The New York Times made a crypto art piece as a joke. It sold for R8.4 million, in 24 hours.
- The New York Times minted a column as an NFT.
- The crypto art piece sold for more than $560,000 – the equivalent of R8.4 million – on Foundation's marketplace.
- The columnist who minted the piece said it was part of an experiment by the publication.
- See more stories on Business Insider SA's home page.
The New York Times sold a crypto art piece for the equivalent of R8.4 million in a 24-hour auction on Thursday.
The piece created as a non-fungible token, or NFT, was a part of a project by the publication making light of how people have begun selling art and memes as NFTs for seemingly absurd sums of money.
Over the past few months, crypto art pieces have sold for millions of dollars, accounting for over $1 billion in sales, according to data from CryptoSlam. Public figures including artist Grimes and Twitter CEO Jack Dorsey have made millions selling their own digital assets.
An anonymous user known online as 3FMusic made the winning bid on The New York Times' NFT at more than $560,000 worth of ether, a popular cryptocurrency for selling NFTs.
The publication made its NFT a copy of a writer's column titled "Buy This Column on the Blockchain!" The NFT was sold on Foundation, an open NFT platform that sold the Nyan Cat meme for nearly $600,000 in February.
The Times' tech columnist Kevin Roose presented the NFT as an experiment.
"As I watched these riches change hands, I thought to myself: Why should celebrities, athletes and artists have all the fun? Why can't a journalist join the NFT party, too," Roose wrote in his column. "So I decided to turn this column into an NFT and sell it on the open market."
Roose tweeted about the sale, after his piece was bought for $563,000.
fully just staring at my monitor laughing uncontrollably— Kevin Roose (@kevinroose) March 25, 2021
Roose used the column to explain not only the phenomenon of NFTs in the market, but also how to mint one - overcoming hurdles like finding a crypto wallet and dealing with gas fees.
He put the crypto art piece online at a minimum price of $800 and saw the digital asset triple in value within a matter of hours.
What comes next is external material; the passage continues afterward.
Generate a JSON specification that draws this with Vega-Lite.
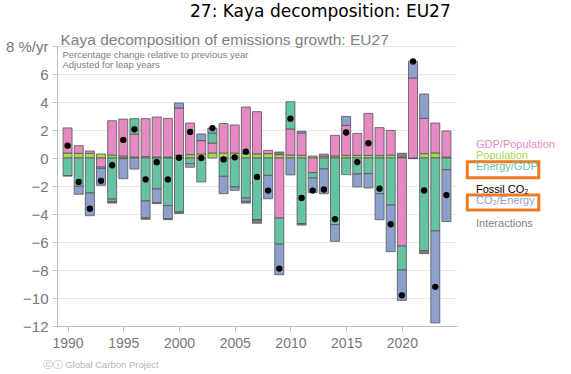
{
  "$schema": "https://vega.github.io/schema/vega-lite/v6.json",
  "width": 400,
  "height": 280,
  "autosize": {"type": "none"},
  "padding": {"left": 57, "top": 46, "right": 114, "bottom": 48},
  "background": "white",
  "config": {"view": {"stroke": null}, "font": "Liberation Sans"},
  "title": {"text": "27: Kaya decomposition: EU27", "anchor": "start", "frame": "group", "dx": 133, "offset": 11, "font": "DejaVu Sans", "fontSize": 17, "fontWeight": "normal", "color": "#000000"},
  "datasets": {
    "kaya": [
      {"year":1990,"series":"Population","value":0.35},{"year":1991,"series":"Population","value":0.33},{"year":1992,"series":"Population","value":0.33},{"year":1993,"series":"Population","value":0.29},{"year":1994,"series":"Population","value":0.21},{"year":1995,"series":"Population","value":0.14},{"year":1996,"series":"Population","value":0.07},{"year":1997,"series":"Population","value":0.1},{"year":1998,"series":"Population","value":0.07},{"year":1999,"series":"Population","value":0.07},{"year":2000,"series":"Population","value":0.19},{"year":2001,"series":"Population","value":0.24},{"year":2002,"series":"Population","value":0.29},{"year":2003,"series":"Population","value":0.36},{"year":2004,"series":"Population","value":0.36},{"year":2005,"series":"Population","value":0.36},{"year":2006,"series":"Population","value":0.31},{"year":2007,"series":"Population","value":0.29},{"year":2008,"series":"Population","value":0.31},{"year":2009,"series":"Population","value":0.24},{"year":2010,"series":"Population","value":0.21},{"year":2011,"series":"Population","value":0.19},{"year":2012,"series":"Population","value":0.14},{"year":2013,"series":"Population","value":0.14},{"year":2014,"series":"Population","value":0.14},{"year":2015,"series":"Population","value":0.19},{"year":2016,"series":"Population","value":0.19},{"year":2017,"series":"Population","value":0.19},{"year":2018,"series":"Population","value":0.17},{"year":2019,"series":"Population","value":0.21},{"year":2020,"series":"Population","value":0.05},{"year":2021,"series":"Population","value":-0.03},{"year":2022,"series":"Population","value":0.31},{"year":2023,"series":"Population","value":0.36},{"year":2024,"series":"Population","value":0.07},
      {"year":1990,"series":"GDP/Population","value":1.8},{"year":1991,"series":"GDP/Population","value":0.55},{"year":1992,"series":"GDP/Population","value":0.17},{"year":1993,"series":"GDP/Population","value":-0.64},{"year":1994,"series":"GDP/Population","value":2.45},{"year":1995,"series":"GDP/Population","value":2.64},{"year":1996,"series":"GDP/Population","value":1.64},{"year":1997,"series":"GDP/Population","value":2.71},{"year":1998,"series":"GDP/Population","value":2.86},{"year":1999,"series":"GDP/Population","value":2.76},{"year":2000,"series":"GDP/Population","value":3.38},{"year":2001,"series":"GDP/Population","value":2.26},{"year":2002,"series":"GDP/Population","value":0.95},{"year":2003,"series":"GDP/Population","value":0.71},{"year":2004,"series":"GDP/Population","value":2.1},{"year":2005,"series":"GDP/Population","value":2.0},{"year":2006,"series":"GDP/Population","value":3.33},{"year":2007,"series":"GDP/Population","value":3.02},{"year":2008,"series":"GDP/Population","value":0.24},{"year":2009,"series":"GDP/Population","value":-4.29},{"year":2010,"series":"GDP/Population","value":1.86},{"year":2011,"series":"GDP/Population","value":1.6},{"year":2012,"series":"GDP/Population","value":-1.05},{"year":2013,"series":"GDP/Population","value":0.14},{"year":2014,"series":"GDP/Population","value":1.48},{"year":2015,"series":"GDP/Population","value":2.14},{"year":2016,"series":"GDP/Population","value":1.57},{"year":2017,"series":"GDP/Population","value":3.0},{"year":2018,"series":"GDP/Population","value":2.0},{"year":2019,"series":"GDP/Population","value":1.76},{"year":2020,"series":"GDP/Population","value":-6.29},{"year":2021,"series":"GDP/Population","value":5.71},{"year":2022,"series":"GDP/Population","value":2.52},{"year":2023,"series":"GDP/Population","value":2.14},{"year":2024,"series":"GDP/Population","value":1.86},
      {"year":1990,"series":"Energy/GDP","value":-1.26},{"year":1991,"series":"Energy/GDP","value":-2.02},{"year":1992,"series":"Energy/GDP","value":-2.5},{"year":1993,"series":"Energy/GDP","value":-0.1},{"year":1994,"series":"Energy/GDP","value":-2.93},{"year":1995,"series":"Energy/GDP","value":-0.05},{"year":1996,"series":"Energy/GDP","value":1.1},{"year":1997,"series":"Energy/GDP","value":-3.07},{"year":1998,"series":"Energy/GDP","value":-2.21},{"year":1999,"series":"Energy/GDP","value":-3.4},{"year":2000,"series":"Energy/GDP","value":-3.86},{"year":2001,"series":"Energy/GDP","value":-0.4},{"year":2002,"series":"Energy/GDP","value":-1.71},{"year":2003,"series":"Energy/GDP","value":0.71},{"year":2004,"series":"Energy/GDP","value":-1.31},{"year":2005,"series":"Energy/GDP","value":-2.07},{"year":2006,"series":"Energy/GDP","value":-2.86},{"year":2007,"series":"Energy/GDP","value":-4.4},{"year":2008,"series":"Energy/GDP","value":-1.24},{"year":2009,"series":"Energy/GDP","value":-1.86},{"year":2010,"series":"Energy/GDP","value":1.95},{"year":2011,"series":"Energy/GDP","value":-4.69},{"year":2012,"series":"Energy/GDP","value":-0.38},{"year":2013,"series":"Energy/GDP","value":-0.79},{"year":2014,"series":"Energy/GDP","value":-4.76},{"year":2015,"series":"Energy/GDP","value":-1.19},{"year":2016,"series":"Energy/GDP","value":-1.14},{"year":2017,"series":"Energy/GDP","value":-1.12},{"year":2018,"series":"Energy/GDP","value":-2.55},{"year":2019,"series":"Energy/GDP","value":-3.36},{"year":2020,"series":"Energy/GDP","value":-1.71},{"year":2021,"series":"Energy/GDP","value":-0.02},{"year":2022,"series":"Energy/GDP","value":-6.62},{"year":2023,"series":"Energy/GDP","value":-5.21},{"year":2024,"series":"Energy/GDP","value":-0.83},
      {"year":1990,"series":"CO₂/Energy","value":-0.03},{"year":1991,"series":"CO₂/Energy","value":-0.57},{"year":1992,"series":"CO₂/Energy","value":-1.62},{"year":1993,"series":"CO₂/Energy","value":-1.21},{"year":1994,"series":"CO₂/Energy","value":-0.19},{"year":1995,"series":"CO₂/Energy","value":-1.43},{"year":1996,"series":"CO₂/Energy","value":-0.79},{"year":1997,"series":"CO₂/Energy","value":-1.21},{"year":1998,"series":"CO₂/Energy","value":-0.98},{"year":1999,"series":"CO₂/Energy","value":-0.93},{"year":2000,"series":"CO₂/Energy","value":0.36},{"year":2001,"series":"CO₂/Energy","value":-0.26},{"year":2002,"series":"CO₂/Energy","value":0.48},{"year":2003,"series":"CO₂/Energy","value":0.36},{"year":2004,"series":"CO₂/Energy","value":-1.24},{"year":2005,"series":"CO₂/Energy","value":-0.24},{"year":2006,"series":"CO₂/Energy","value":-0.24},{"year":2007,"series":"CO₂/Energy","value":-0.02},{"year":2008,"series":"CO₂/Energy","value":-1.67},{"year":2009,"series":"CO₂/Energy","value":-2.19},{"year":2010,"series":"CO₂/Energy","value":-1.21},{"year":2011,"series":"CO₂/Energy","value":0.12},{"year":2012,"series":"CO₂/Energy","value":-1.04},{"year":2013,"series":"CO₂/Energy","value":-1.76},{"year":2014,"series":"CO₂/Energy","value":-1.19},{"year":2015,"series":"CO₂/Energy","value":0.64},{"year":2016,"series":"CO₂/Energy","value":-0.93},{"year":2017,"series":"CO₂/Energy","value":-1.02},{"year":2018,"series":"CO₂/Energy","value":-1.86},{"year":2019,"series":"CO₂/Energy","value":-3.33},{"year":2020,"series":"CO₂/Energy","value":-2.17},{"year":2021,"series":"CO₂/Energy","value":1.19},{"year":2022,"series":"CO₂/Energy","value":1.74},{"year":2023,"series":"CO₂/Energy","value":-6.57},{"year":2024,"series":"CO₂/Energy","value":-3.71},
      {"year":1994,"series":"Interactions","value":-0.1},{"year":1997,"series":"Interactions","value":-0.1},{"year":1998,"series":"Interactions","value":-0.07},{"year":1999,"series":"Interactions","value":-0.07},{"year":2000,"series":"Interactions","value":-0.1},{"year":2006,"series":"Interactions","value":-0.12},{"year":2007,"series":"Interactions","value":-0.24},{"year":2009,"series":"Interactions","value":0.19},{"year":2011,"series":"Interactions","value":-0.1},{"year":2020,"series":"Interactions","value":0.29},{"year":2022,"series":"Interactions","value":-0.21}
    ],
    "co2": [
      {"year":1990,"series":"Fossil CO₂","value":0.88},{"year":1991,"series":"Fossil CO₂","value":-1.71},{"year":1992,"series":"Fossil CO₂","value":-3.62},{"year":1993,"series":"Fossil CO₂","value":-1.63},{"year":1994,"series":"Fossil CO₂","value":-0.52},{"year":1995,"series":"Fossil CO₂","value":1.29},{"year":1996,"series":"Fossil CO₂","value":2.05},{"year":1997,"series":"Fossil CO₂","value":-1.53},{"year":1998,"series":"Fossil CO₂","value":-0.3},{"year":1999,"series":"Fossil CO₂","value":-1.53},{"year":2000,"series":"Fossil CO₂","value":0.02},{"year":2001,"series":"Fossil CO₂","value":1.86},{"year":2002,"series":"Fossil CO₂","value":0.0},{"year":2003,"series":"Fossil CO₂","value":2.14},{"year":2004,"series":"Fossil CO₂","value":-0.1},{"year":2005,"series":"Fossil CO₂","value":0.05},{"year":2006,"series":"Fossil CO₂","value":0.45},{"year":2007,"series":"Fossil CO₂","value":-1.35},{"year":2008,"series":"Fossil CO₂","value":-2.33},{"year":2009,"series":"Fossil CO₂","value":-7.9},{"year":2010,"series":"Fossil CO₂","value":2.81},{"year":2011,"series":"Fossil CO₂","value":-2.85},{"year":2012,"series":"Fossil CO₂","value":-2.33},{"year":2013,"series":"Fossil CO₂","value":-2.25},{"year":2014,"series":"Fossil CO₂","value":-4.36},{"year":2015,"series":"Fossil CO₂","value":1.82},{"year":2016,"series":"Fossil CO₂","value":-0.29},{"year":2017,"series":"Fossil CO₂","value":1.06},{"year":2018,"series":"Fossil CO₂","value":-2.19},{"year":2019,"series":"Fossil CO₂","value":-4.73},{"year":2020,"series":"Fossil CO₂","value":-9.81},{"year":2021,"series":"Fossil CO₂","value":6.9},{"year":2022,"series":"Fossil CO₂","value":-2.32},{"year":2023,"series":"Fossil CO₂","value":-9.2},{"year":2024,"series":"Fossil CO₂","value":-2.65}
    ]
  },
  "layer": [
    {
      "data": {"name": "kaya"},
      "transform": [{"calculate": "indexof(['Population','GDP/Population','Energy/GDP','CO₂/Energy','Interactions'], datum.series)", "as": "k"}],
      "mark": {"type": "bar", "size": 9, "stroke": "#555555", "strokeWidth": 0.8},
      "encoding": {
        "x": {"field": "year", "type": "quantitative", "scale": {"domain": [1989.5, 2024.5], "nice": false, "zero": false},
          "axis": {"values": [1990,1995,2000,2005,2010,2015,2020], "format": "d", "grid": false, "labelFontSize": 14, "labelColor": "#777777", "tickColor": "#bfbfbf", "domainColor": "#bfbfbf", "tickSize": 5, "labelPadding": 5, "labelFlush": false,
            "title": "ⓒⓘ Global Carbon Project", "titleAnchor": "start", "titleAlign": "left", "titleBaseline": "alphabetic", "titleX": -15, "titleY": 41, "titleFontSize": 9.5, "titleColor": "#b5b5b5", "titleFontWeight": "normal"}},
        "y": {"field": "value", "type": "quantitative", "stack": "zero", "scale": {"domain": [-12, 8], "nice": false},
          "axis": {"values": [-12,-10,-8,-6,-4,-2,0,2,4,6,8], "labelExpr": "datum.value == 8 ? '8 %/yr' : datum.label", "labelFontSize": 15, "labelColor": "#777777", "tickColor": "#bfbfbf", "tickSize": 5, "labelPadding": 4, "domainColor": "#bfbfbf", "gridColor": "#e8e8e8",
            "title": "Kaya decomposition of emissions growth: EU27", "titleAngle": 0, "titleAlign": "left", "titleBaseline": "alphabetic", "titleX": 3, "titleY": -2, "titleFontSize": 15.5, "titleFontWeight": "normal", "titleColor": "#808080"}},
        "color": {"field": "series", "type": "nominal",
          "scale": {"domain": ["GDP/Population","Population","Energy/GDP"," ","Fossil CO₂","CO₂/Energy","  ","Interactions"], "range": ["#e78ac3","#a6d854","#66c2a5","#ffffff","#000000","#8da0cb","#ffffff","#808080"]},
          "legend": {"orient": "none", "legendX": 404, "legendY": 93, "title": null, "padding": 0, "symbolSize": 0, "symbolOpacity": 0, "symbolStrokeWidth": 0, "labelFontSize": 11, "labelFont": "Liberation Sans", "labelOffset": 4, "rowPadding": -0.7, "labelLimit": 200,
            "labelColor": {"expr": "scale('color', datum.value)"}}},
        "order": {"field": "k", "type": "quantitative", "sort": "ascending"}
      }
    },
    {
      "data": {"name": "co2"},
      "mark": {"type": "point", "filled": true, "size": 40, "opacity": 1},
      "encoding": {
        "x": {"field": "year", "type": "quantitative"},
        "y": {"field": "value", "type": "quantitative",
          "axis": {"orient": "right", "labels": false, "ticks": false, "domain": false, "grid": false,
            "title": ["Percentage change relative to previous year", "Adjusted for leap years"], "titleAngle": 0, "titleAlign": "left", "titleBaseline": "top", "titleX": -395, "titleY": 3, "titleFontSize": 9.5, "titleLineHeight": 10, "titleColor": "#808080", "titleFontWeight": "normal"}},
        "color": {"field": "series", "type": "nominal"}
      }
    },
    {
      "data": {"values": [{}]},
      "mark": {"type": "rect", "filled": false, "stroke": "#f07a22", "strokeWidth": 3},
      "encoding": {
        "x": {"datum": 2025.87, "type": "quantitative"},
        "x2": {"datum": 2032.29},
        "y": {"datum": -0.26, "type": "quantitative", "axis": null},
        "y2": {"datum": -1.41}
      }
    },
    {
      "data": {"values": [{}]},
      "mark": {"type": "rect", "filled": false, "stroke": "#f07a22", "strokeWidth": 3},
      "encoding": {
        "x": {"datum": 2025.87, "type": "quantitative"},
        "x2": {"datum": 2032.29},
        "y": {"datum": -2.64, "type": "quantitative", "axis": null},
        "y2": {"datum": -3.71}
      }
    }
  ],
  "resolve": {"axis": {"y": "independent"}}
}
In the column, Roose questioned whether his NFT he could be contributing to the future of art.
"The biggest perk of all, of course, is owning a piece of history," Roose wrote. "This is the first article in the almost 170-year history of The Times to be distributed as an NFT ... if they stick around, NFTs could transform the way digital goods are created, consumed and traded online."
Other news organisations, including Quartz and The Associated Press, have already experimented with selling NFTs.